Steve Whiteman: Yeah, I get way too much credit for that.
Rob Rockitt: How do you feel about that? Halestorm is doing great
Steve Whiteman: I am so proud of them. Don’t give me too much credit. The girl has all the talent in the world. She didn’t know how to put it together, how to prepare, or how to warm herself up, how to protect herself, and she didn’t project very well. That is really what I worked on with her.
Rob Rockitt: Do you have other students that you are working with now that could be the next big thing?
Steve Whiteman: I have some female students that are really talented that are 14-15 years old. Just like when Lzzy came to me. That is a special situation with Halestorm as their parents were so behind them. The parents home-schooled them, their whole career, they all worked together as a family to make that happen.. Most kids don’t have that. That is kind of a special story. It sure did pan out well.
Ryo Vie: Yes it did, indeed!
Rob Rockitt: What is the latest music you are listing to?
Steve Whiteman: The Winery Dogs. They blew me away on the boat. They were so good. I have had their CD for a while, but once I saw them , I said oh, now I really get it. It was like when I saw the Stones for the first time. I like the Stones, but when I saw them, whoa. How has anyone not heard Richie Kotzen at this point. He is phenomenal. He had his solo band on the ship, and they were almost as good as the Winery Dogs. They were just amazing.
Rob Rockitt: 35 years!
Steve Whiteman: Yeah so what (laughs)
Rob Rockitt: Did you ever think when you started out in the Shooz that you would still be doing it this long?
Steve Whiteman: that is kind of like saying, when am I going to die. You don’t put a time limit on it. As long as people are digging it, and you are doing it, and having a good time doing it, and making a living at it, you keep going. Stones, Aerosmith, all those bands that continue to do it, cause there is a love and a passion for it. Of course, they make a hell of a lot more money than they do, but they don’t need the money at this point in their life. They just do it because they love it. You don’t put a door or a window up. You just keep going forward. When nobody wants you anymore, I guess its done.

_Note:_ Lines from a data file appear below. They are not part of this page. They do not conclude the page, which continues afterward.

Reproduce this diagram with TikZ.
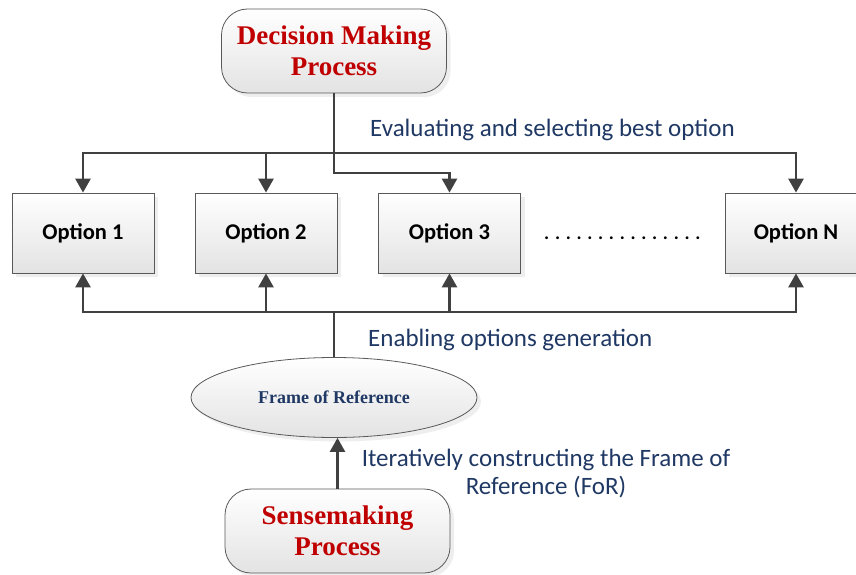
\documentclass[tikz,border=0pt]{standalone}
\usepackage{fontspec}
\setmainfont{Liberation Serif}
\newfontfamily\calibrifont{Carlito}
\usetikzlibrary{arrows.meta,shadows,shapes.geometric}
\definecolor{linegray}{HTML}{404040}
\definecolor{procred}{HTML}{C00000}
\definecolor{navytext}{HTML}{1F3864}
\definecolor{boxedge}{HTML}{595959}

\begin{document}
\begin{tikzpicture}[x=1pt,y=-1pt,
  wire/.style={draw=linegray, line width=2.7pt},
  conn/.style={wire, -{Triangle[width=15pt,length=14pt]}},
  boxshade/.style={top color=white, bottom color=black!11, draw=boxedge, line width=0.8pt,
    drop shadow={shadow xshift=4pt, shadow yshift=-4pt, fill=black!13}},
  process/.style={boxshade, rounded corners=26pt, minimum width=225pt, minimum height=84pt,
    font=\fontsize{27}{31}\selectfont\bfseries, text=procred, align=center, inner sep=0pt},
  option/.style={boxshade, minimum width=142pt, minimum height=80pt,
    font=\calibrifont\bfseries\fontsize{22.5}{27}\selectfont, inner sep=0pt},
  frame/.style={boxshade, ellipse, minimum width=286pt, minimum height=80pt,
    font=\fontsize{18}{22}\selectfont\bfseries, text=navytext, inner sep=0pt},
  label/.style={font=\calibrifont\fontsize{25}{30}\selectfont, text=navytext, inner sep=0pt}
]
\clip (0,0) rectangle (856,575);

% process boxes, options and the frame of reference
\node[process] (dm) at (334,51) {Decision Making\\Process};
\node[option] (o1) at (83,233) {Option 1};
\node[option] (o2) at (266,233) {Option 2};
\node[option] (o3) at (449.5,233) {Option 3};
\node[option] (on) at (796,233) {Option N};
\node[frame] (for) at (334,397.5) {Frame of Reference};
\node[process] (sm) at (337.5,531) {Sensemaking\\Process};

% row of dots between Option 3 and Option N
\node[font=\calibrifont\bfseries\fontsize{19}{23}\selectfont, anchor=base west, inner sep=0pt] (dots)
  at (544,239) {. . . . . . . . . . . . . . .};

% decision making feeds every option
\coordinate (jtop) at (334,153);
\draw[wire] (dm) -- (jtop);
\draw[conn] (jtop) -| (o1.north);
\draw[conn] (jtop) -| (on.north);
\draw[conn] (o2.north |- jtop) -- (o2.north);
\draw[conn] (jtop) -- ++(0,20) -| (o3.north);

% frame of reference enables every option
\coordinate (jbot) at (334,312);
\draw[wire] (jbot) -- (for.north);
\draw[conn] (jbot) -| (o1.south);
\draw[conn] (jbot) -| (on.south);
\draw[conn] (o2.south |- jbot) -- (o2.south);
\draw[conn] (o3.south |- jbot) -- (o3.south);

% sensemaking builds the frame of reference
\draw[conn] (sm.north) -- (sm.north |- for.south);

% labels
\node[label, anchor=base west] (eval) at (370,136) {Evaluating and selecting best option};
\node[label, anchor=base west] (enab) at (368,346) {Enabling options generation};
\node[label, anchor=base] (iter1) at (546,466) {Iteratively constructing the Frame of};
\node[label, anchor=base] (iter2) at (546,494) {Reference (FoR)};
\end{tikzpicture}
\end{document}
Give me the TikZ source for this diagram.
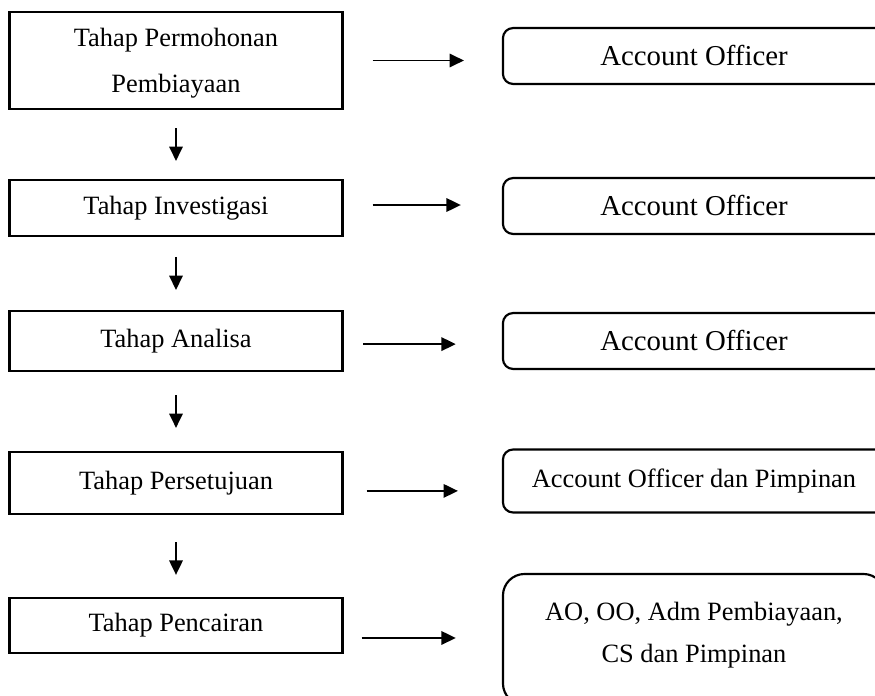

Rob Rockitt: There is an alarming trend right now, where a few bands from the 80’s are starting to put in their retirement notices, and starting to call it quits.
Steve Whiteman: That is because they are old and out of shape (laughs), they don’t do P90X. Going back to your other question, a band that my kids turned me on to, is a band called Fun.

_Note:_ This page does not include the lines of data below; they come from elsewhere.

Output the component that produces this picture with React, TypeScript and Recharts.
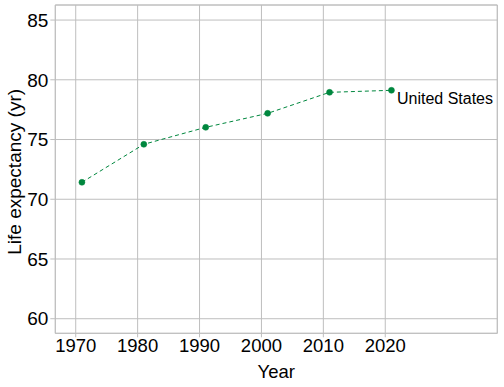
import React from "react";
import { LineChart, Line, XAxis, YAxis, CartesianGrid, ReferenceArea } from "recharts";

const years = [1971, 1981, 1991, 2001, 2011, 2021];
const lifeExpectancy = [71.42, 74.6, 76.02, 77.19, 78.95, 79.12];
const seriesName = "United States";
const xTicks = [1970, 1980, 1990, 2000, 2010, 2020];
const yTicks = [60, 65, 70, 75, 80, 85];
const xTitle = "Year";
const yTitle = "Life expectancy (yr)";

const data = years.map((y, i) => ({ year: y, value: lifeExpectancy[i] }));

const GREEN = "#00873E";
const GRID = "#BEBEBE";
const FONT = "Liberation Sans, Arial, sans-serif";

const EndLabel = (props: any) => {
  const { x, y, index } = props;
  if (index !== data.length - 1) return null;
  return (
    <text x={x + 5.5} y={y + 13.7} fontSize={16} fontFamily={FONT} fill="#000">
      {seriesName}
    </text>
  );
};

const XTitle = (props: any) => {
  const { viewBox } = props;
  const cx = viewBox.x + viewBox.width / 2;
  return (
    <text x={cx} y={377.7} textAnchor="middle" fontSize={18.5} fontFamily={FONT} fill="#000">
      {xTitle}
    </text>
  );
};

const YTitle = (props: any) => {
  const { viewBox } = props;
  const cy = viewBox.y + viewBox.height / 2 + 2.7;
  const x = 21;
  return (
    <text
      x={x}
      y={cy}
      transform={`rotate(-90 ${x} ${cy})`}
      textAnchor="middle"
      fontSize={19}
      fontFamily={FONT}
      fill="#000"
    >
      {yTitle}
    </text>
  );
};

export default function App() {
  const xDomain: [number, number] = [1966.7, 2038.1];
  const yDomain: [number, number] = [58.78, 86.26];
  return (
    <div style={{ position: "absolute", left: 0, top: 0, background: "#fff" }}>
      <LineChart
        width={504}
        height={387}
        data={data}
        margin={{ top: 5, right: 6.7, left: 0, bottom: 0 }}
        style={{ fontFamily: FONT }}
      >
        <CartesianGrid stroke={GRID} strokeWidth={1} />
        <ReferenceArea
          x1={xDomain[0]}
          x2={xDomain[1]}
          y1={yDomain[0]}
          y2={yDomain[1]}
          fill="none"
          stroke={GRID}
          strokeWidth={1}
          ifOverflow="visible"
        />
        <XAxis
          dataKey="year"
          type="number"
          domain={xDomain}
          ticks={xTicks}
          allowDataOverflow
          height={53.7}
          axisLine={false}
          tickLine={{ stroke: GRID }}
          tickSize={4}
          tick={{ fill: "#000", fontSize: 18.5, fontFamily: FONT }}
          label={<XTitle />}
        />
        <YAxis
          type="number"
          domain={yDomain}
          ticks={yTicks}
          allowDataOverflow
          width={55.3}
          axisLine={false}
          tickLine={{ stroke: GRID }}
          tickSize={5}
          tick={{ fill: "#000", fontSize: 19, fontFamily: FONT }}
          label={<YTitle />}
        />
        <Line
          dataKey="value"
          stroke={GREEN}
          strokeWidth={1}
          strokeDasharray="4 3"
          dot={{ r: 3, fill: GREEN, stroke: GREEN, strokeWidth: 0.5, strokeDasharray: "" }}
          isAnimationActive={false}
          label={<EndLabel />}
        />
      </LineChart>
    </div>
  );
}
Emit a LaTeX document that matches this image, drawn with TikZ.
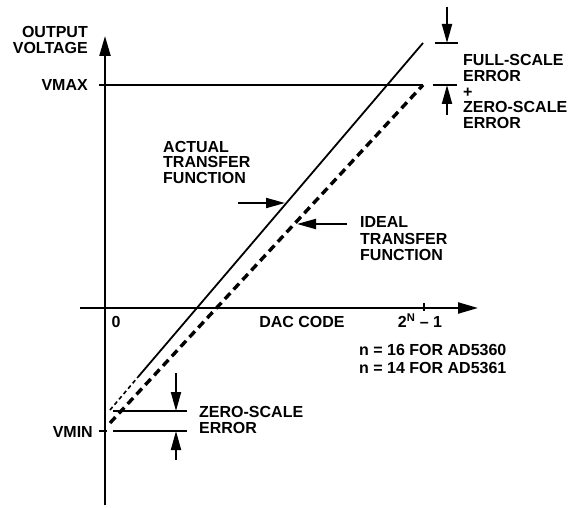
\documentclass[tikz,border=0pt]{standalone}
\usepackage{fontspec}
\setmainfont{Liberation Sans}
\usetikzlibrary{arrows.meta}
\begin{document}
\begin{tikzpicture}[x=1pt,y=-1pt,
  lbl/.style={inner sep=0pt, font=\fontsize{16}{15.7}\selectfont\bfseries},
  axis/.style={line width=2.2pt, -{Triangle[length=20pt,width=11pt]}},
  ptr/.style={line width=2pt, -{Triangle[length=19pt,width=10pt]}},
  refline/.style={line width=1.2pt},
  actline/.style={line width=1.8pt},
  actdash/.style={line width=1.6pt, dash pattern=on 4pt off 3pt},
  idealdash/.style={line width=3.4pt, dash pattern=on 8pt off 5pt}]
\useasboundingbox[fill=white] (0,0) rectangle (568,508);
% axes
\coordinate (yb) at (105,505); \coordinate (yt) at (105,36);
\coordinate (xl) at (80,308); \coordinate (xr) at (478,308);
\draw[axis] (yb) -- (yt);
\draw[axis] (xl) -- (xr);
% reference lines and ticks
\coordinate (vmaxL) at (99,85); \coordinate (vmaxR) at (423,85);
\draw[refline] (vmaxL) -- (vmaxR);
\coordinate (vminL) at (99,431); \coordinate (vminR) at (107,431);
\draw[refline] (vminL) -- (vminR);
\coordinate (tickT) at (424,303); \coordinate (tickB) at (424,311);
\draw[refline] (tickT) -- (tickB);
% transfer functions
\coordinate (A0) at (110,410); \coordinate (Am) at (138,377); \coordinate (A1) at (423,43);
\draw[actdash] (A0) -- (Am);
\draw[actline] (Am) -- (A1);
\coordinate (I0) at (110,423); \coordinate (I1) at (423,85);
\draw[idealdash] (I0) -- (I1);
% zero-scale error markers
\coordinate (zs1L) at (113,411); \coordinate (zs1R) at (187,411);
\coordinate (zs2L) at (113,431); \coordinate (zs2R) at (187,431);
\draw[refline] (zs1L) -- (zs1R);
\draw[refline] (zs2L) -- (zs2R);
\coordinate (zsa1) at (176,373); \coordinate (zsa1t) at (176,411);
\coordinate (zsa2) at (176,460); \coordinate (zsa2t) at (176,431);
\draw[ptr] (zsa1) -- (zsa1t);
\draw[ptr] (zsa2) -- (zsa2t);
% full-scale error markers
\coordinate (fs1L) at (435,43); \coordinate (fs1R) at (458,43);
\coordinate (fs2L) at (433,85); \coordinate (fs2R) at (457,85);
\draw[refline] (fs1L) -- (fs1R);
\draw[refline] (fs2L) -- (fs2R);
\coordinate (fsa1) at (447,7); \coordinate (fsa1t) at (447,43);
\coordinate (fsa2) at (447,115); \coordinate (fsa2t) at (447,85);
\draw[ptr] (fsa1) -- (fsa1t);
\draw[ptr] (fsa2) -- (fsa2t);
% pointers
\coordinate (actT) at (238,203); \coordinate (actH) at (285,203);
\draw[ptr] (actT) -- (actH);
\coordinate (idT) at (347,224); \coordinate (idH) at (297,224);
\draw[ptr] (idT) -- (idH);
% labels
\node[lbl, anchor=base east, align=right] (ov) at (88,53.5) {OUTPUT\\VOLTAGE};
\node[lbl, anchor=base east] (vmax) at (88,91) {VMAX};
\node[lbl, anchor=base east] (vmin) at (93,437) {VMIN};
\node[lbl, anchor=base] (zero) at (116,327.5) {0};
\node[lbl, anchor=base] (dac) at (302,327.5) {DAC CODE};
\node[lbl, anchor=base] (full) at (420,327.5) {2\textsuperscript{N} – 1};
\node[lbl, anchor=base west, align=left] (nn) at (359,373.5) {n = 16 FOR AD5360\\[2.3pt]n = 14 FOR AD5361};
\node[lbl, anchor=base west, align=left] (act) at (163,183.5) {ACTUAL\\TRANSFER\\FUNCTION};
\node[lbl, anchor=base west, align=left] (ideal) at (360,260.5) {IDEAL\\[0.8pt]TRANSFER\\[0.8pt]FUNCTION};
\node[lbl, anchor=base west, align=left] (fse) at (463,128.5) {FULL-SCALE\\ERROR\\+\\ZERO-SCALE\\ERROR};
\node[lbl, anchor=base west, align=left] (zse) at (199,433.5) {ZERO-SCALE\\ERROR};
\end{tikzpicture}
\end{document}
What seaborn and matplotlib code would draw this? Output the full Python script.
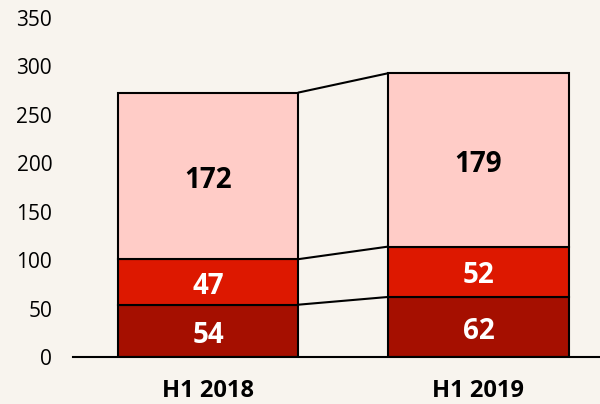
import numpy as np
import pandas as pd
import matplotlib.pyplot as plt
import seaborn as sns

# ========== DATA ==========
periods = ["H1 2018", "H1 2019"]
bottom_vals = [54, 62]
middle_vals = [47, 52]
top_vals = [172, 179]

seg_names = ["bottom", "middle", "top"]
seg_values = [bottom_vals, middle_vals, top_vals]
seg_colors = ["#A50F00", "#DD1800", "#FFCCC7"]
label_colors = ["white", "white", "black"]

bg = "#F8F4EE"

# ========== PLOT ==========
sns.set_theme(style="white")
plt.rcParams["font.family"] = ["Open Sans", "DejaVu Sans"]

fig = plt.figure(figsize=(6, 4.04), dpi=100, facecolor=bg)
ax = fig.add_axes([73 / 600, 1 - 357 / 404, 1 - 73 / 600, 339 / 404])
ax.set_facecolor(bg)

base = np.zeros(len(periods))
tops = []
for name, vals, col, lc in zip(seg_names, seg_values, seg_colors, label_colors):
    df = pd.DataFrame({"period": periods, "value": vals})
    n_before = len(ax.patches)
    sns.barplot(data=df, x="period", y="value", bottom=base, color=col,
                width=0.667, edgecolor="black", linewidth=1.5, ax=ax,
                saturation=1)
    for p, v, b in zip(ax.patches[n_before:], vals, base):
        ax.annotate(str(v), (p.get_x() + p.get_width() / 2, b + v / 2),
                    xytext=(0, -3), textcoords="offset points",
                    ha="center", va="center", fontsize=20, fontweight="bold",
                    color=lc)
    base = base + np.array(vals)
    tops.append(base.copy())

# connector lines between bars
w = 0.667
for t in tops:
    ax.plot([0 + w / 2, 1 - w / 2], [t[0], t[1]], color="black", lw=1.5,
            zorder=0.5)

ax.set_xlim(-0.5, 1.45)
ax.set_ylim(0, 350)
ax.set_yticks(range(0, 351, 50))
ax.set_xlabel("")
ax.set_ylabel("")
ax.tick_params(axis="y", labelsize=15, length=0, pad=15, labelcolor="black")
ax.tick_params(axis="x", labelsize=17, length=0, pad=16, labelcolor="black")
for lab in ax.get_xticklabels():
    lab.set_fontweight("bold")
for s in ["top", "right", "left"]:
    ax.spines[s].set_visible(False)
ax.spines["bottom"].set_color("black")
ax.spines["bottom"].set_linewidth(1.5)

fig.savefig("out.png", facecolor=bg)
plt.close()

Ryo Vie: That’s a good band.
Steve Whiteman: I really love that band. I’ve seen them live a couple of times. They are amazing. That guy (Nate Ruess) sings better than anybody I have ever heard. He is amazing, he is a good front man, the band is phenomenal. They play great songs. I hear my kids play their music all of the time, so I am real familiar with it. I drove them to the 9:30 club in D.C., I didn’t want them to drive to D.C. by themselves. When I got there, I was blown away. I had a great time. We saw them again here, when they played at Merriweather.
Ryo Vie: So you were the coolest dad in the world.
Steve Whiteman: Absolutely, for that evening anyway. It was a night like tonight, it was sold out. 20,000 people.
Rob Rockitt: In closing,the new album is coming out, what does the future hold for Kix?
Steve Whiteman: I don’t think of it like that. Whatever comes our way, if it makes sense we will do it. If we would get some airplay in Europe or Japan, we would probably hop over and do some shows there. You gotta wait and see what it brings, at this point, we won’t know until its out there an how it is accepted. It may tank, or it may slowly do something. If it does anything like the Winery Dogs, we would be blessed, but those guys are kinda good.
Ryo Vie: You guys are kinda good too.
Rob Rockitt: Get on a bill with them.
Steve Whiteman: We are label mates so that could be a possibility.
Ryo Vie: Kix, Winery Dogs and Halestorm
Steve Whiteman: Wouldn’t that kill!
Ryo Vie: That would be an awesome tour!